Supplied data
--- START ---

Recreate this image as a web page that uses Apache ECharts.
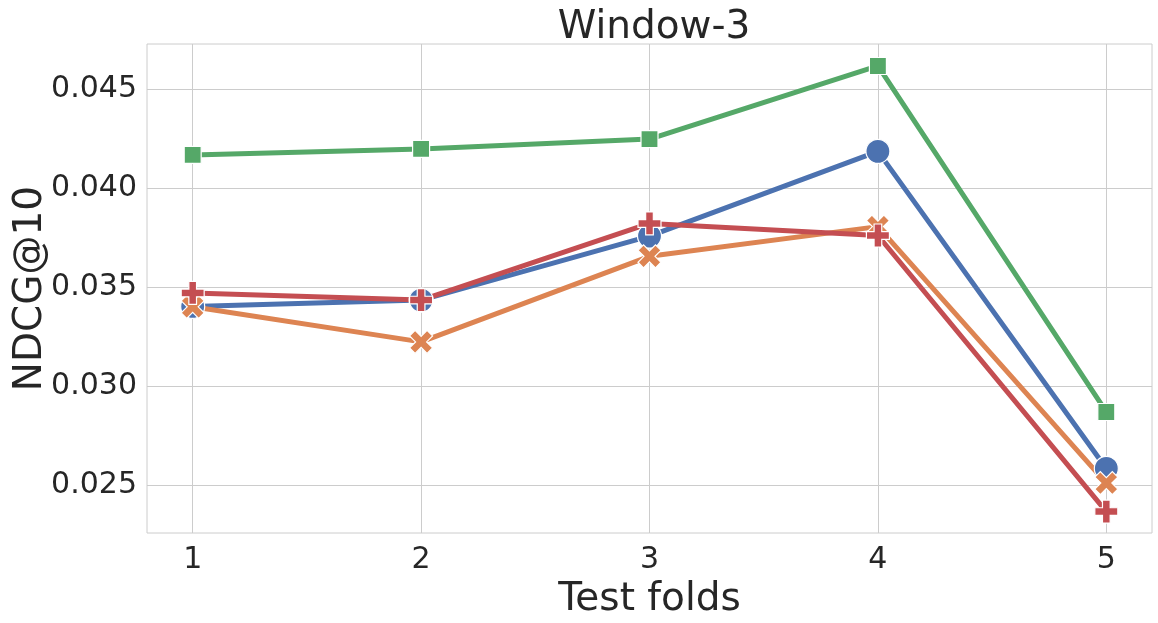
<!DOCTYPE html>
<html><head><meta charset="utf-8">
<script src="https://cdn.jsdelivr.net/npm/echarts@6/dist/echarts.min.js"></script>
<style>html,body{margin:0;padding:0;background:#fff}#c{width:1158px;height:623px}</style>
</head><body><div id="c"></div>
<script>
const folds = [1, 2, 3, 4, 5];
const yTicks = [0.025, 0.030, 0.035, 0.040, 0.045];
const blueVals = [0.03402, 0.03434, 0.03757, 0.04185, 0.02584];
const orangeVals = [0.03400, 0.03223, 0.03655, 0.03805, 0.02510];
const greenVals = [0.04167, 0.04197, 0.04247, 0.04616, 0.02869];
const redVals = [0.03470, 0.03434, 0.03821, 0.03760, 0.02366];

const XPATH = 'path://M0,2.4 L2.4,0 L5,2.6 L7.6,0 L10,2.4 L7.4,5 L10,7.6 L7.6,10 L5,7.4 L2.4,10 L0,7.6 L2.6,5 Z';
const PPATH = 'path://M3.33,0 L6.67,0 L6.67,3.33 L10,3.33 L10,6.67 L6.67,6.67 L6.67,10 L3.33,10 L3.33,6.67 L0,6.67 L0,3.33 L3.33,3.33 Z';

function mk(name, vals, color, symbol, size) {
  return {
    name, type: 'line', data: folds.map((f, i) => [f, vals[i]]),
    symbol, symbolSize: size, showAllSymbol: true,
    lineStyle: { color, width: 5 },
    itemStyle: { color, borderColor: '#fff', borderWidth: 1.2, opacity: 1 },
    emphasis: { disabled: true }, animation: false
  };
}

const chart = echarts.init(document.getElementById('c'), null, { renderer: 'canvas' });
const font = 'DejaVu Sans';
chart.setOption({
  animation: false,
  title: { text: 'Window-3', left: 649, top: 3, textAlign: 'center',
    textStyle: { fontFamily: font, fontSize: 39, fontWeight: 'normal', color: '#262626' } },
  grid: { left: 147, right: 6, top: 44, bottom: 90, outerBoundsMode: 'none', containLabel: false,
    show: true, borderColor: '#cccccc', borderWidth: 1 },
  xAxis: {
    type: 'value', min: 0.8, max: 5.2,
    name: 'Test folds', nameLocation: 'middle', nameGap: 38,
    nameTextStyle: { fontFamily: font, fontSize: 39, color: '#262626' },
    axisLine: { show: false }, axisTick: { show: false, customValues: folds },
    axisLabel: { customValues: folds, fontFamily: font, fontSize: 30, color: '#262626', margin: 12 },
    splitLine: { show: true, lineStyle: { color: '#cccccc', width: 1 } }
  },
  yAxis: {
    type: 'value', min: 0.02258, max: 0.04727,
    name: 'NDCG@10', nameLocation: 'middle', nameGap: 97, nameMoveOverlap: false,
    nameTextStyle: { fontFamily: font, fontSize: 39, color: '#262626' },
    axisLine: { show: false }, axisTick: { show: false, customValues: yTicks },
    axisLabel: { customValues: yTicks, fontFamily: font, fontSize: 30, color: '#262626', margin: 10,
      formatter: v => v.toFixed(3) },
    splitLine: { show: true, lineStyle: { color: '#cccccc', width: 1 } }
  },
  series: [
    mk('blue', blueVals, '#4c72b0', 'circle', 24),
    mk('orange', orangeVals, '#dd8452', XPATH, 23),
    mk('green', greenVals, '#55a868', 'rect', 17),
    mk('red', redVals, '#c44e52', PPATH, 23)
  ]
});
</script></body></html>
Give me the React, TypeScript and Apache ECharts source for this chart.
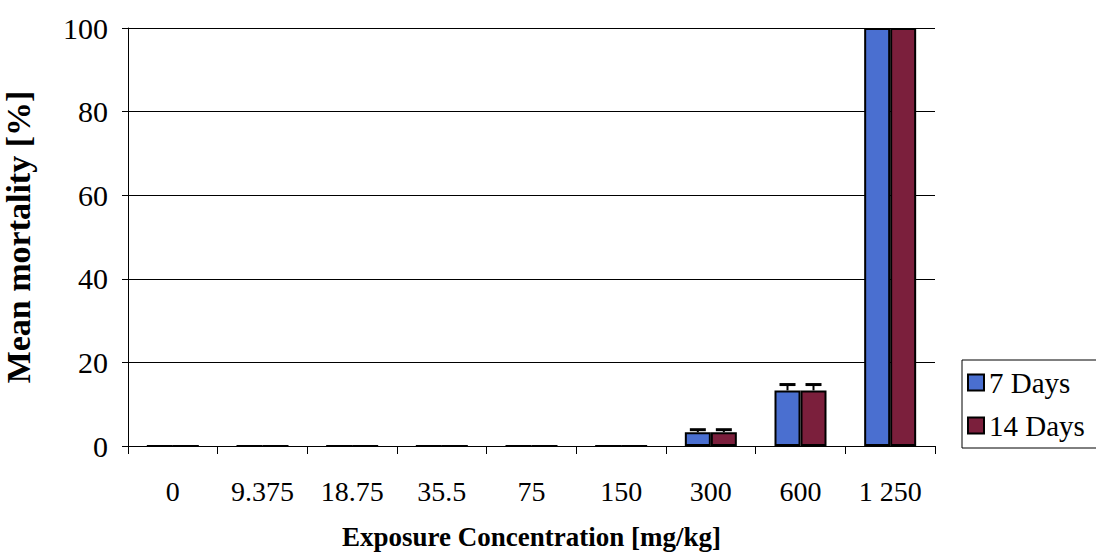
import React, { useEffect, useRef } from "react";
import * as echarts from "echarts";

const categories = ["0", "9.375", "18.75", "35.5", "75", "150", "300", "600", "1 250"];
const days7 = [0, 0, 0, 0, 0, 0, 3.3, 13.3, 100];
const days14 = [0, 0, 0, 0, 0, 0, 3.3, 13.3, 100];
const err7 = [0, 0, 0, 0, 0, 0, 0.6, 1.4, 0];
const err14 = [0, 0, 0, 0, 0, 0, 0.6, 1.4, 0];
const yTicks = [0, 20, 40, 60, 80, 100];

const FONT = "'Liberation Serif', 'Times New Roman', serif";
const BAR_W = 26;

export default function App() {
  const ref = useRef<HTMLDivElement>(null);
  useEffect(() => {
    if (!ref.current) return;
    const chart = echarts.init(ref.current, null, { renderer: "svg" });
    const errSeries = (vals: number[], errs: number[], offset: number) => ({
      type: "custom",
      silent: true,
      z: 5,
      data: vals.map((v, i) => [i, v, errs[i]]),
      renderItem: (params: any, api: any) => {
        const i = api.value(0);
        const v = api.value(1);
        const e = api.value(2);
        if (!e) return null;
        const base = api.coord([i, v]);
        const top = api.coord([i, v + e]);
        const x = base[0] + offset;
        return {
          type: "group",
          children: [
            { type: "line", shape: { x1: x, y1: base[1], x2: x, y2: top[1] }, style: { stroke: "#000", lineWidth: 2 } },
            { type: "line", shape: { x1: x - 8, y1: top[1], x2: x + 8, y2: top[1] }, style: { stroke: "#000", lineWidth: 3 } },
          ],
        };
      },
    });
    chart.setOption({
      animation: false,
      grid: { left: 128, right: 161, top: 28, bottom: 106, containLabel: false, outerBoundsMode: "none" },
      legend: {
        orient: "vertical",
        left: 962,
        top: 360,
        icon: "rect",
        itemWidth: 16,
        itemHeight: 16,
        itemGap: 14,
        padding: [8, 30, 8, 5],
        borderColor: "#000",
        borderWidth: 1,
        textStyle: { fontFamily: FONT, fontSize: 29, color: "#000", padding: [0, 0, 0, 0] },
        data: ["7 Days", "14 Days"],
      },
      xAxis: {
        type: "category",
        data: categories,
        name: "Exposure Concentration [mg/kg]",
        nameLocation: "middle",
        nameGap: 77,
        nameTextStyle: { fontFamily: FONT, fontSize: 27, fontWeight: "bold", color: "#000" },
        axisLine: { lineStyle: { color: "#000", width: 1 } },
        axisTick: { show: true, alignWithLabel: false, length: 8, lineStyle: { color: "#000" } },
        axisLabel: { fontFamily: FONT, fontSize: 28, color: "#000", margin: 31 },
      },
      yAxis: {
        type: "value",
        min: 0,
        max: 100,
        interval: 20,
        name: "Mean mortality [%]",
        nameLocation: "middle",
        nameGap: 93,
        nameTextStyle: { fontFamily: FONT, fontSize: 34, fontWeight: "bold", color: "#000" },
        axisLine: { show: true, lineStyle: { color: "#000", width: 1 } },
        axisTick: { show: true, length: 6, lineStyle: { color: "#000" } },
        axisLabel: {
          fontFamily: FONT,
          fontSize: 30,
          color: "#000",
          margin: 20,
          formatter: (v: number) => (yTicks.includes(v) ? String(v) : ""),
        },
        splitLine: { show: true, lineStyle: { color: "#000", width: 1 } },
      },
      series: [
        {
          name: "7 Days",
          type: "bar",
          data: days7,
          barWidth: BAR_W,
          barGap: "0%",
          itemStyle: { color: "#4a6fd0", borderColor: "#000", borderWidth: 2 },
        },
        {
          name: "14 Days",
          type: "bar",
          data: days14,
          barWidth: BAR_W,
          barGap: "0%",
          itemStyle: { color: "#7b1f3c", borderColor: "#000", borderWidth: 2 },
        },
        errSeries(days7, err7, -BAR_W / 2),
        errSeries(days14, err14, BAR_W / 2),
      ],
    });
    return () => chart.dispose();
  }, []);
  return <div ref={ref} style={{ width: 1096, height: 552, position: "absolute", left: 0, top: 0, background: "#fff" }} />;
}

--- END ---

Task instructions
Restate each entry word for word, please, but drop any images it holds.

Exercise output
Recreate this image as a web page that uses Apache ECharts.
<!DOCTYPE html>
<html><head><meta charset="utf-8">
<script src="https://cdn.jsdelivr.net/npm/echarts@6/dist/echarts.min.js"></script>
<style>html,body{margin:0;padding:0;background:#fff}#c{width:1158px;height:623px}</style>
</head><body><div id="c"></div>
<script>
const folds = [1, 2, 3, 4, 5];
const yTicks = [0.025, 0.030, 0.035, 0.040, 0.045];
const blueVals = [0.03402, 0.03434, 0.03757, 0.04185, 0.02584];
const orangeVals = [0.03400, 0.03223, 0.03655, 0.03805, 0.02510];
const greenVals = [0.04167, 0.04197, 0.04247, 0.04616, 0.02869];
const redVals = [0.03470, 0.03434, 0.03821, 0.03760, 0.02366];

const XPATH = 'path://M0,2.4 L2.4,0 L5,2.6 L7.6,0 L10,2.4 L7.4,5 L10,7.6 L7.6,10 L5,7.4 L2.4,10 L0,7.6 L2.6,5 Z';
const PPATH = 'path://M3.33,0 L6.67,0 L6.67,3.33 L10,3.33 L10,6.67 L6.67,6.67 L6.67,10 L3.33,10 L3.33,6.67 L0,6.67 L0,3.33 L3.33,3.33 Z';

function mk(name, vals, color, symbol, size) {
  return {
    name, type: 'line', data: folds.map((f, i) => [f, vals[i]]),
    symbol, symbolSize: size, showAllSymbol: true,
    lineStyle: { color, width: 5 },
    itemStyle: { color, borderColor: '#fff', borderWidth: 1.2, opacity: 1 },
    emphasis: { disabled: true }, animation: false
  };
}

const chart = echarts.init(document.getElementById('c'), null, { renderer: 'canvas' });
const font = 'DejaVu Sans';
chart.setOption({
  animation: false,
  title: { text: 'Window-3', left: 649, top: 3, textAlign: 'center',
    textStyle: { fontFamily: font, fontSize: 39, fontWeight: 'normal', color: '#262626' } },
  grid: { left: 147, right: 6, top: 44, bottom: 90, outerBoundsMode: 'none', containLabel: false,
    show: true, borderColor: '#cccccc', borderWidth: 1 },
  xAxis: {
    type: 'value', min: 0.8, max: 5.2,
    name: 'Test folds', nameLocation: 'middle', nameGap: 38,
    nameTextStyle: { fontFamily: font, fontSize: 39, color: '#262626' },
    axisLine: { show: false }, axisTick: { show: false, customValues: folds },
    axisLabel: { customValues: folds, fontFamily: font, fontSize: 30, color: '#262626', margin: 12 },
    splitLine: { show: true, lineStyle: { color: '#cccccc', width: 1 } }
  },
  yAxis: {
    type: 'value', min: 0.02258, max: 0.04727,
    name: 'NDCG@10', nameLocation: 'middle', nameGap: 97, nameMoveOverlap: false,
    nameTextStyle: { fontFamily: font, fontSize: 39, color: '#262626' },
    axisLine: { show: false }, axisTick: { show: false, customValues: yTicks },
    axisLabel: { customValues: yTicks, fontFamily: font, fontSize: 30, color: '#262626', margin: 10,
      formatter: v => v.toFixed(3) },
    splitLine: { show: true, lineStyle: { color: '#cccccc', width: 1 } }
  },
  series: [
    mk('blue', blueVals, '#4c72b0', 'circle', 24),
    mk('orange', orangeVals, '#dd8452', XPATH, 23),
    mk('green', greenVals, '#55a868', 'rect', 17),
    mk('red', redVals, '#c44e52', PPATH, 23)
  ]
});
</script></body></html>
Give me the React, TypeScript and Apache ECharts source for this chart.
import React, { useEffect, useRef } from "react";
import * as echarts from "echarts";

const categories = ["0", "9.375", "18.75", "35.5", "75", "150", "300", "600", "1 250"];
const days7 = [0, 0, 0, 0, 0, 0, 3.3, 13.3, 100];
const days14 = [0, 0, 0, 0, 0, 0, 3.3, 13.3, 100];
const err7 = [0, 0, 0, 0, 0, 0, 0.6, 1.4, 0];
const err14 = [0, 0, 0, 0, 0, 0, 0.6, 1.4, 0];
const yTicks = [0, 20, 40, 60, 80, 100];

const FONT = "'Liberation Serif', 'Times New Roman', serif";
const BAR_W = 26;

export default function App() {
  const ref = useRef<HTMLDivElement>(null);
  useEffect(() => {
    if (!ref.current) return;
    const chart = echarts.init(ref.current, null, { renderer: "svg" });
    const errSeries = (vals: number[], errs: number[], offset: number) => ({
      type: "custom",
      silent: true,
      z: 5,
      data: vals.map((v, i) => [i, v, errs[i]]),
      renderItem: (params: any, api: any) => {
        const i = api.value(0);
        const v = api.value(1);
        const e = api.value(2);
        if (!e) return null;
        const base = api.coord([i, v]);
        const top = api.coord([i, v + e]);
        const x = base[0] + offset;
        return {
          type: "group",
          children: [
            { type: "line", shape: { x1: x, y1: base[1], x2: x, y2: top[1] }, style: { stroke: "#000", lineWidth: 2 } },
            { type: "line", shape: { x1: x - 8, y1: top[1], x2: x + 8, y2: top[1] }, style: { stroke: "#000", lineWidth: 3 } },
          ],
        };
      },
    });
    chart.setOption({
      animation: false,
      grid: { left: 128, right: 161, top: 28, bottom: 106, containLabel: false, outerBoundsMode: "none" },
      legend: {
        orient: "vertical",
        left: 962,
        top: 360,
        icon: "rect",
        itemWidth: 16,
        itemHeight: 16,
        itemGap: 14,
        padding: [8, 30, 8, 5],
        borderColor: "#000",
        borderWidth: 1,
        textStyle: { fontFamily: FONT, fontSize: 29, color: "#000", padding: [0, 0, 0, 0] },
        data: ["7 Days", "14 Days"],
      },
      xAxis: {
        type: "category",
        data: categories,
        name: "Exposure Concentration [mg/kg]",
        nameLocation: "middle",
        nameGap: 77,
        nameTextStyle: { fontFamily: FONT, fontSize: 27, fontWeight: "bold", color: "#000" },
        axisLine: { lineStyle: { color: "#000", width: 1 } },
        axisTick: { show: true, alignWithLabel: false, length: 8, lineStyle: { color: "#000" } },
        axisLabel: { fontFamily: FONT, fontSize: 28, color: "#000", margin: 31 },
      },
      yAxis: {
        type: "value",
        min: 0,
        max: 100,
        interval: 20,
        name: "Mean mortality [%]",
        nameLocation: "middle",
        nameGap: 93,
        nameTextStyle: { fontFamily: FONT, fontSize: 34, fontWeight: "bold", color: "#000" },
        axisLine: { show: true, lineStyle: { color: "#000", width: 1 } },
        axisTick: { show: true, length: 6, lineStyle: { color: "#000" } },
        axisLabel: {
          fontFamily: FONT,
          fontSize: 30,
          color: "#000",
          margin: 20,
          formatter: (v: number) => (yTicks.includes(v) ? String(v) : ""),
        },
        splitLine: { show: true, lineStyle: { color: "#000", width: 1 } },
      },
      series: [
        {
          name: "7 Days",
          type: "bar",
          data: days7,
          barWidth: BAR_W,
          barGap: "0%",
          itemStyle: { color: "#4a6fd0", borderColor: "#000", borderWidth: 2 },
        },
        {
          name: "14 Days",
          type: "bar",
          data: days14,
          barWidth: BAR_W,
          barGap: "0%",
          itemStyle: { color: "#7b1f3c", borderColor: "#000", borderWidth: 2 },
        },
        errSeries(days7, err7, -BAR_W / 2),
        errSeries(days14, err14, BAR_W / 2),
      ],
    });
    return () => chart.dispose();
  }, []);
  return <div ref={ref} style={{ width: 1096, height: 552, position: "absolute", left: 0, top: 0, background: "#fff" }} />;
}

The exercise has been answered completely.